* BEGIN *
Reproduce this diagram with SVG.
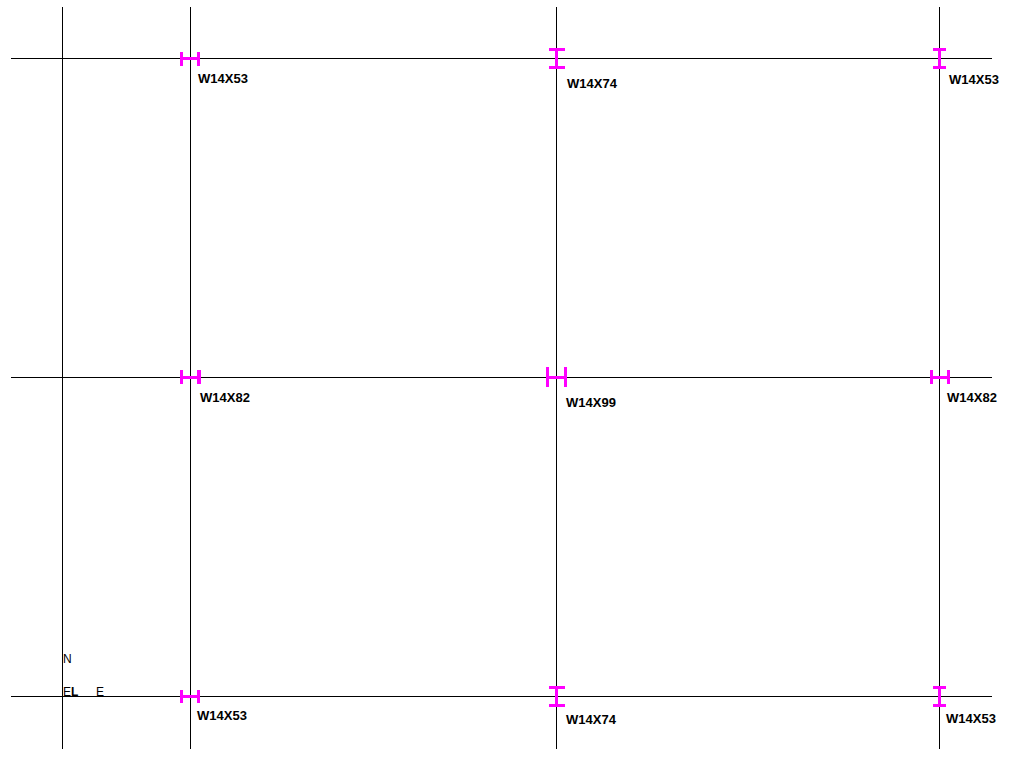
<svg xmlns="http://www.w3.org/2000/svg" width="1035" height="767" viewBox="0 0 1035 767">
<style>
.g{stroke:#000;stroke-width:1;fill:none;shape-rendering:crispEdges}
.m{fill:#ff00ff;stroke:none}
.t{font-family:"Liberation Sans",Arial,sans-serif;font-size:13px;font-weight:bold;fill:#000}
.s{font-family:"Liberation Sans",Arial,sans-serif;font-size:12px;fill:#000}
</style>
<rect width="1035" height="767" fill="#fff"/>
<g id="connectors">
<path class="g" d="M62.500 7V749M190.500 7V749M556.500 7V749M939.500 7V749M11 58.500H992M11 377.500H992M11 696.500H992"/>
</g>
<g id="c1"><path class="m" d="M180 52h3v5h14v-5h3v14h-3v-6h-14v6h-3z"/><text class="t" x="198" y="83">W14X53</text></g>
<g id="c2"><path class="m" d="M549 48h16v3h-7v15h7v3h-16v-3h6v-15h-6z"/><text class="t" x="567" y="88">W14X74</text></g>
<g id="c3"><path class="m" d="M933 48h13v3h-5v15h5v3h-13v-3h5v-15h-5z"/><text class="t" x="949" y="84">W14X53</text></g>
<g id="c4"><path class="m" d="M180 370h3v6h14v-6h4v14h-4v-5h-14v5h-3z"/><text class="t" x="200" y="402">W14X82</text></g>
<g id="c5"><path class="m" d="M546 367h3v9h15v-9h3v20h-3v-8h-15v8h-3z"/><text class="t" x="566" y="407">W14X99</text></g>
<g id="c6"><path class="m" d="M930 370h3v6h14v-6h3v14h-3v-5h-14v5h-3z"/><text class="t" x="947" y="402">W14X82</text></g>
<g id="c7"><path class="m" d="M180 690h3v5h14v-5h3v13h-3v-5h-14v5h-3z"/><text class="t" x="197" y="720">W14X53</text></g>
<g id="c8"><path class="m" d="M549 686h16v3h-7v15h7v3h-16v-3h6v-15h-6z"/><text class="t" x="566" y="724">W14X74</text></g>
<g id="c9"><path class="m" d="M933 686h13v3h-5v15h5v3h-13v-3h5v-15h-5z"/><text class="t" x="946" y="723">W14X53</text></g>
<g id="labels">
<text class="s" x="63" y="663">N</text>
<text class="s" x="63" y="696">E</text>
<text class="s" x="71" y="696" font-weight="bold">L</text>
<text class="s" x="96" y="696">E</text>
</g>
</svg>
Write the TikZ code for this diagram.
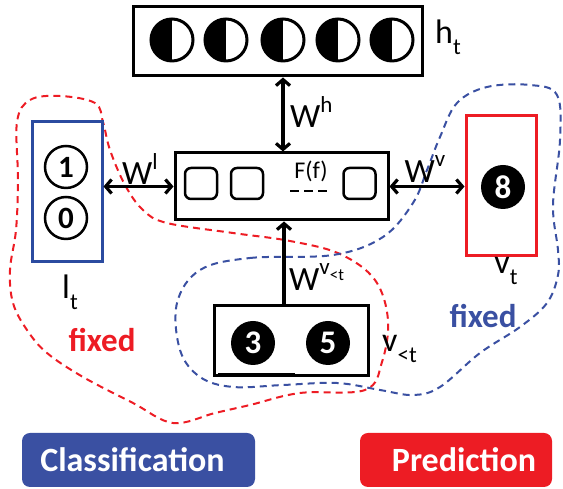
\documentclass[tikz,border=0pt]{standalone}
\usepackage{fontspec}
\setmainfont{Carlito}
\usetikzlibrary{arrows.meta}
\definecolor{myblue}{HTML}{3A50A2}
\definecolor{myred}{HTML}{ED1C24}
\definecolor{lblue}{HTML}{2B4BA0}
\newcommand\lsub[1]{\raisebox{-0.32em}{\fontsize{23}{23}\selectfont #1}}
\newcommand\lsup[1]{\raisebox{0.45em}{\fontsize{23}{23}\selectfont #1}}
\newcommand\ssub[1]{\raisebox{-0.25em}{\fontsize{17}{17}\selectfont #1}}
\begin{document}
\begin{tikzpicture}[x=1pt,y=1pt,
  >={Straight Barb[length=6pt,width=14pt]},
  box/.style={draw, line width=3pt, inner sep=0},
  hc/.style={circle, draw, line width=3pt, minimum size=42pt, inner sep=0,
    path picture={\fill (path picture bounding box.south) rectangle (path picture bounding box.north west);}},
  dcirc/.style={circle, draw, line width=2.5pt, minimum size=42pt, inner sep=0, font=\bfseries\fontsize{31}{31}\selectfont},
  ball/.style={circle, fill=black, text=white, minimum size=44pt, inner sep=0, font=\bfseries\fontsize{33}{33}\selectfont},
  rsq/.style={draw, line width=2.5pt, rounded corners=6pt, minimum width=32pt, minimum height=31pt, inner sep=0},
  lab/.style={inner sep=0, font=\fontsize{34}{36}\selectfont},
  arr/.style={line width=3.2pt},
  fixedlab/.style={inner sep=0, font=\bfseries\fontsize{33}{36}\selectfont},
  btn/.style={rounded corners=8pt, minimum height=54pt, inner sep=0, text=white, font=\bfseries\fontsize{34}{34}\selectfont},
  dashline/.style={line width=2pt, dash pattern=on 7pt off 5pt}
]
\useasboundingbox (0,0) rectangle (563,489);

% dashed regions
\draw[dashline, myred] plot[smooth cycle, tension=0.6] coordinates {
 (17,367) (30,389) (60,393) (95,386) (103,367) (110,339) (125,304) (143,279) (167,266)
 (233,256) (290,248) (340,235) (375,209) (388,169) (382,127) (365,99) (300,96) (250,84)
 (215,76) (173,66) (133,86) (83,112) (47,136) (27,159) (13,186) (10,219) (16,259) (18,309)};
\draw[dashline, myblue] plot[smooth cycle, tension=0.6] coordinates {
 (200,219) (250,231) (333,234) (383,252) (413,286) (427,319) (440,352) (457,386) (487,402)
 (530,404) (557,394) (560,349) (553,284) (558,239) (558,214) (547,186) (520,162) (480,136)
 (440,102) (413,94) (380,99) (337,106) (283,104) (233,102) (200,112) (180,139) (177,186)};

% h box
\node[box, minimum width=289pt, minimum height=69pt, fill=white] (hbox) at (277.5,447.5) {};
\node[hc] (h1) at (172,449) {};
\node[hc] (h2) at (226,449) {};
\node[hc] (h3) at (283,449) {};
\node[hc] (h4) at (338,449) {};
\node[hc] (h5) at (392,449) {};
\node[lab, anchor=west] (ht) at (435,452) {h\lsub{t}};

% F box
\node[box, minimum width=213pt, minimum height=67pt, fill=white] (F) at (281.5,302.5) {};
\node[rsq] (s1) at (201,305.5) {};
\node[rsq] (s2) at (247,305.5) {};
\node[rsq] (s3) at (359.5,305.5) {};
\coordinate (d1) at (290,298);
\coordinate (d2) at (328,298);
\draw[line width=2.5pt, dash pattern=on 9pt off 5pt] (d1) -- (d2);
\node[inner sep=0, font=\fontsize{24}{24}\selectfont] (Ff) at (311,318) {F(f)};

% l box
\node[draw=lblue, line width=3pt, minimum width=70pt, minimum height=140pt, inner sep=0, fill=white] (lbox) at (67,297) {};
\node[dcirc] (c1) at (66,322) {1};
\node[dcirc] (c0) at (66,271) {0};
\node[lab] (lt) at (70,197) {l\lsub{t}};

% v box
\node[draw=myred, line width=3pt, minimum width=70pt, minimum height=140pt, inner sep=0, fill=white] (vbox) at (501,303) {};
\node[ball] (b8) at (503,302) {8};
\node[lab] (vt) at (506,218) {v\lsub{t}};

% v<t box
\node[box, minimum width=154pt, minimum height=70pt, fill=white] (vlt) at (291,148) {};
\node[ball] (b3) at (253,146) {3};
\node[ball] (b5) at (328,146) {5};
\coordinate (u1) at (218,114);
\coordinate (u2) at (295,114);
\draw[line width=4.5pt] (u1) -- (u2);
\node[lab, anchor=west] (vltl) at (382,140) {v\lsub{<t}};

% arrows
\draw[arr, <->] (h3 |- hbox.south) -- (h3 |- F.north);
\node[lab, anchor=west] (Wh) at (290,377) {W\lsup{h}};
\coordinate (ax) at (284,0);
\draw[arr, ->] (ax |- vlt.north) -- (ax |- F.south);
\node[lab, anchor=west] (Wv2) at (289,212) {W\raisebox{0.45em}{\fontsize{23}{23}\selectfont v\ssub{<t}}};
\draw[arr, <->] (lbox.east |- F.west) -- (F.west);
\node[lab] (Wl) at (140,320) {W\lsup{l}};
\draw[arr, <->] (F.east) -- (vbox.west |- F.east);
\node[lab] (Wv) at (425,320) {W\lsup{v}};

% fixed labels
\node[fixedlab, text=myred] (fx1) at (102,149) {fixed};
\node[fixedlab, text=myblue] (fx2) at (483,173) {fixed};

% buttons
\node[btn, fill=myblue, minimum width=233pt] (cls) at (138.5,29) {\hspace*{-12pt}Classification};
\node[btn, fill=myred, minimum width=192pt] (pred) at (456,29) {\hspace*{16pt}Prediction};
\end{tikzpicture}
\end{document}
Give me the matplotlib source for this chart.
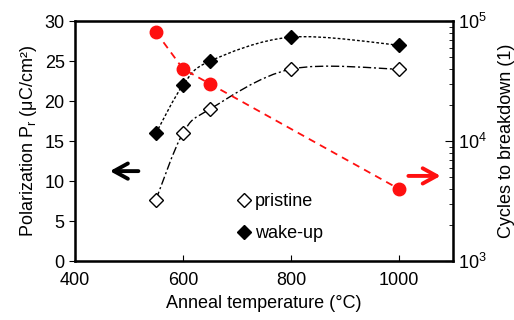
* END *
* [What the exercise asks]:
Pick out every line of the listing containing the word "diagram", and show those lines.

* [Exercise response]:
Reproduce this diagram with SVG.
Write the TikZ code for this diagram.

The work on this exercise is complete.